At last month’s meeting, the district’s governing board couldn’t hold any votes because there wasn’t a quorum. Some board members had surrendered to Gov. Ron DeSantis’ demand that they resign, and the governor hadn’t announced enough new appointees.

In addition, Executive Director Ernie Marks announced that he would resign, effective last Tuesday. Terrie Bates, the district’s water resources director, has taken over on an interim basis.

Noting the upheaval before they left, some Scott appointees criticized DeSantis and U.S. Rep. Brian Mast, R-Palm City — the governor’s ally on water issues — for injecting politics into the district’s operations.

Actually, Scott’s misuse of the agency and anti-environment policies led to this necessary upheaval.

With the March meeting coming Wednesday and Thursday, DeSantis has filled seven board vacancies. His most recent appointments were Jay Steinle, a financial advisor from Palm Beach County, and Carlos E. Martinez, a former homebuilder from Miami-Dade County.

DeSantis has yet to name a board member from the area north of Lake Okeechobee. His choice to be Broward County’s representative, Ron Bergeron, has been delayed.

Bergeron’s expertise would enrich the board’s knowledge. Nevertheless, he should pull himself from consideration.

After his appointment, Bergeron’s company signed a $25 million contract with the district to construct a stormwater treatment area. This is a substantial contract, one that could force him to recuse himself on any number of related issues. Plus, the arrangement would do nothing to change the optics of a board long viewed as too close to the industry it oversees.

Collectively, though, DeSantis’ choices represent a seismic shift in priorities. Scott’s board had no representation from environmental or conservation groups. DeSantis has named several advocates for clean water.

Example: Jacqui Thurlow-Lippisch, the former mayor of Sewall’s Point in Martin County, which has suffered most from Lake Okeechobee discharges to the St. Lucie River and Indian River Lagoon. Thurlow-Lippisch has called for the state to take farmland south of the lake by eminent domain if necessary to store and clean water.

“I am extremely encouraged,” said Lisa Interlandi, an attorney for the Palm Beach County-based Everglades Law Center. “I can’t wait for them to get started. There is a lot of damage to undo.”

The new board can start by seeking to terminate the prior board’s approval of a lease extension that allows sugar farming to continue on land meant for a southern reservoir. The board approved the lease with almost no public notice in November, two days after the election. DeSantis and Mast had asked board members to delay the vote.

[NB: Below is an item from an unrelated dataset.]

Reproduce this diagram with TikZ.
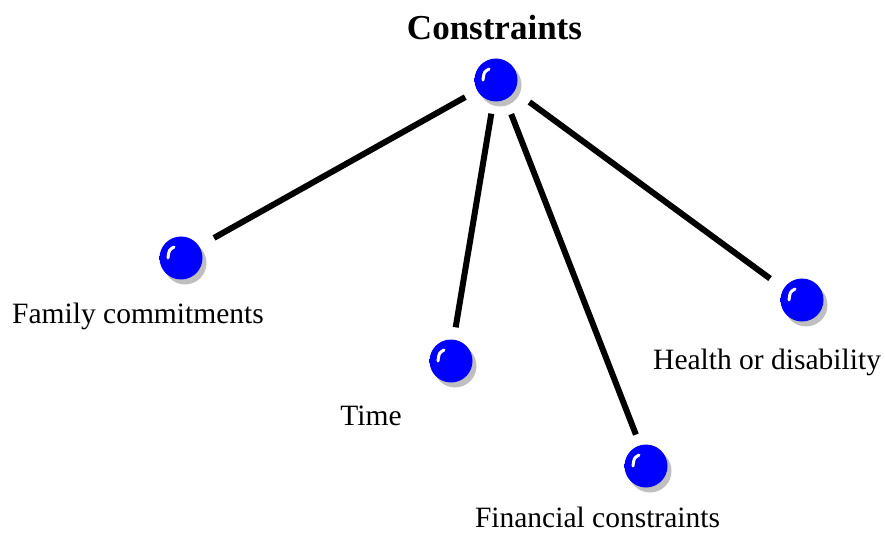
\documentclass[tikz,border=0pt]{standalone}
\usepackage{fontspec}
\setmainfont{Liberation Serif}
\usetikzlibrary{shadows}

% glossy blue sphere: flat blue face, darker rim towards the lower right
\pgfdeclareradialshading{glossball}{\pgfpoint{-9bp}{9bp}}{%
  color(0bp)=(blue);
  color(40bp)=(blue);
  color(52bp)=(blue!60!black);
  color(75bp)=(blue!45!black)}

\tikzset{
  sphere/.style={circle, minimum size=43pt, inner sep=0pt, shading=glossball,
    drop shadow={shadow xshift=4pt, shadow yshift=-5pt, fill=black!25, opacity=1}},
  glint/.style={white, line width=3pt, line cap=round},
  link/.style={line width=6pt, line cap=butt},
  caption/.style={font=\fontsize{29.5}{36}\selectfont, inner sep=0pt, anchor=base},
  heading/.style={font=\fontsize{35}{42}\selectfont\bfseries, inner sep=0pt, anchor=base}
}

\newcommand{\glintat}[1]{%
  \draw[glint] ([shift={(-7,-11)}]#1.center) .. controls ([shift={(-12,-8)}]#1.center) .. ([shift={(-13,0)}]#1.center);}

\begin{document}
\begin{tikzpicture}[x=1pt, y=-1pt]
  \useasboundingbox (0,0) rectangle (885,534);

  % spheres
  \node[sphere] (top)    at (496,80)  {};
  \node[sphere] (fam)    at (181,258) {};
  \node[sphere] (time)   at (451,361) {};
  \node[sphere] (fin)    at (646,466) {};
  \node[sphere] (health) at (802,300) {};

  \glintat{top}
  \glintat{fam}
  \glintat{time}
  \glintat{fin}
  \glintat{health}

  % connectors
  \draw[link, shorten <=13.5pt, shorten >=17pt] (top.209.5) -- (fam.33.3);
  \draw[link, shorten <=12.3pt, shorten >=12.3pt] (top.263) -- (time.83);
  \draw[link, shorten <=15.7pt, shorten >=11.3pt] (top.296) -- (fin.106);
  \draw[link, shorten <=18.4pt, shorten >=16.8pt] (top.329.5) -- (health.148);

  % labels
  \node[heading] (ttl) at (494.5,40) {Constraints};
  \node[caption, anchor=base west] (lfam) at (12,323) {Family commitments};
  \node[caption] (ltime) at (371,425) {Time};
  \node[caption] (lfin) at (597.5,527) {Financial constraints};
  \node[caption, anchor=base west] (lhealth) at (653,369) {Health or disability};
\end{tikzpicture}
\end{document}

The new board also should end the plan to store excess Lake Okeechobee water underground. That plan, which originated with the sugar industry and is only in the testing phase, would deprive the Everglades of fresh water. The board should review all leases that pay farmers to store water on their land, to see if the terms are fair to the public.

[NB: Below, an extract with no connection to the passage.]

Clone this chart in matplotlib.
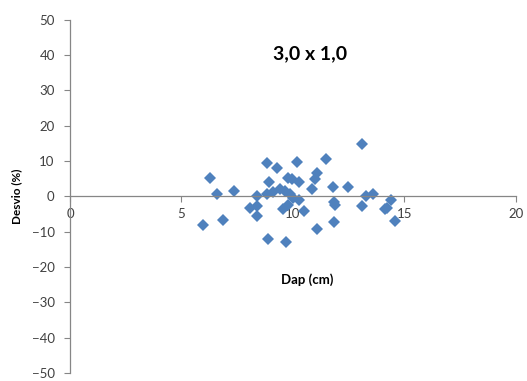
import matplotlib.pyplot as plt

# Dap (cm) and Desvio (%)
dap = [13.1, 6.28, 6.6, 7.37, 5.98, 6.88, 8.86, 9.3, 10.17, 11.5,
       8.94, 9.79, 9.94, 10.28, 11.06, 10.99, 10.84, 11.78, 12.48, 8.37,
       8.85, 9.12, 9.42, 9.64, 9.87, 10.0, 10.28, 8.07, 8.4, 8.4,
       9.57, 9.79, 10.5, 8.89, 9.69, 11.06, 11.85, 11.85, 11.88, 13.12,
       13.3, 13.6, 14.13, 14.2, 14.4, 14.6]
desvio = [14.7, 5.3, 0.6, 1.5, -8.2, -6.7, 9.5, 8.1, 9.7, 10.5,
          4.1, 5.3, 4.8, 4.1, 6.5, 4.8, 2.0, 2.7, 2.7, 0.1,
          0.6, 1.2, 2.0, 1.5, 0.6, -0.4, -0.9, -3.2, -2.6, -5.6,
          -3.7, -2.3, -4.2, -12.2, -12.9, -9.2, -7.3, -1.6, -2.3, -2.6,
          0.1, 0.6, -3.7, -3.2, -1.0, -7.0]

xticks = [0, 5, 10, 15, 20]
yticks = list(range(-50, 51, 10))

plt.rcParams['font.family'] = ['Lato', 'DejaVu Sans']

fig = plt.figure(figsize=(5.27, 3.81), dpi=100)
ax = fig.add_axes([0.1328, 0.021, 0.846, 0.927])

ax.plot(dap, desvio, 'D', color='#4f81bd', markersize=6.5, markeredgewidth=0)

ax.set_xlim(0, 20)
ax.set_ylim(-50, 50)
ax.set_xticks(xticks)
ax.set_yticks(yticks)

ax.spines['top'].set_visible(False)
ax.spines['right'].set_visible(False)
ax.spines['bottom'].set_position(('data', 0))
for s in ('left', 'bottom'):
    ax.spines[s].set_color('#868686')
    ax.spines[s].set_linewidth(0.9)

ax.tick_params(axis='y', direction='out', length=4, color='#868686',
               labelsize=9.5, labelcolor='#404040', pad=7)
ax.tick_params(axis='x', direction='out', length=4, color='#868686',
               labelsize=9.5, labelcolor='#404040', pad=4)

ax.text(10.76, 40.4, '3,0 x 1,0', fontsize=14, fontweight='bold',
        ha='center', va='center')
ax.text(10.65, -23.5, 'Dap (cm)', fontsize=9.5, fontweight='bold',
        ha='center', va='center')
ax.set_ylabel('Desvio (%)', fontsize=8.5, fontweight='bold', labelpad=7)

fig.savefig('out.png', dpi=100)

And, of course, the board must hire an executive director. That person will have to come from the outside and be able to restore morale. Scott decimated this vital public agency by ordering budget and tax cuts, and favoring industry over the environment. In the Scott era, SFWMD managers also were afraid to publicly discuss sea-level rise, no matter the water that brims at the top of aged flood-control gates during certain times of the year.

The issue of the moment, however, is how the Army Corps of Engineers and the district should manage Lake Okeechobee. Mast wants the level kept lower during the dry season. Doing so would reduce the chance of the Corps needing to release water during the rainy season so high levels don’t threaten the Herbert Hoover Dike. Mast represents Martin County.

Sugar growers want the lake high during the winter so they have water for their fields. The growers claim that Mast wants the lake no higher than 10.5 feet. They have enlisted local officials to claim that such a level would threaten drinking water supplies and that Mast wants to protect the coast at the expense of inland areas.

In an interview with the Sun Sentinel Editorial Board, Mast denied that he wants a fixed level. He favors only policy changes that make discharges less likely.

District board members, Mast said, “talk about shared prosperity and shared adversity, but there’s been no shared adversity.” Discharges have hit Martin County nine of the last 13 years. “They think it’s fine to dump it on my community.”

Excessive discharges to the west also harm the Caloosahatchee River and Southwest Florida. But the Caloosahatchee needs lake water — in the right amount at the right time. So does the Everglades.

The problem, Mast said correctly, is that the Corps and the district keep the lake artificially high during the winter. “We hoard it” for agriculture. If the level had been lower last May, Mast said, no discharges to the east — where the St. Lucie River doesn’t need water — would have been necessary.

For decades – and especially under former Gov. Scott – Florida based water policy around the needs of agriculture. The water management district board can create a better balance. The wild ride would be worth it.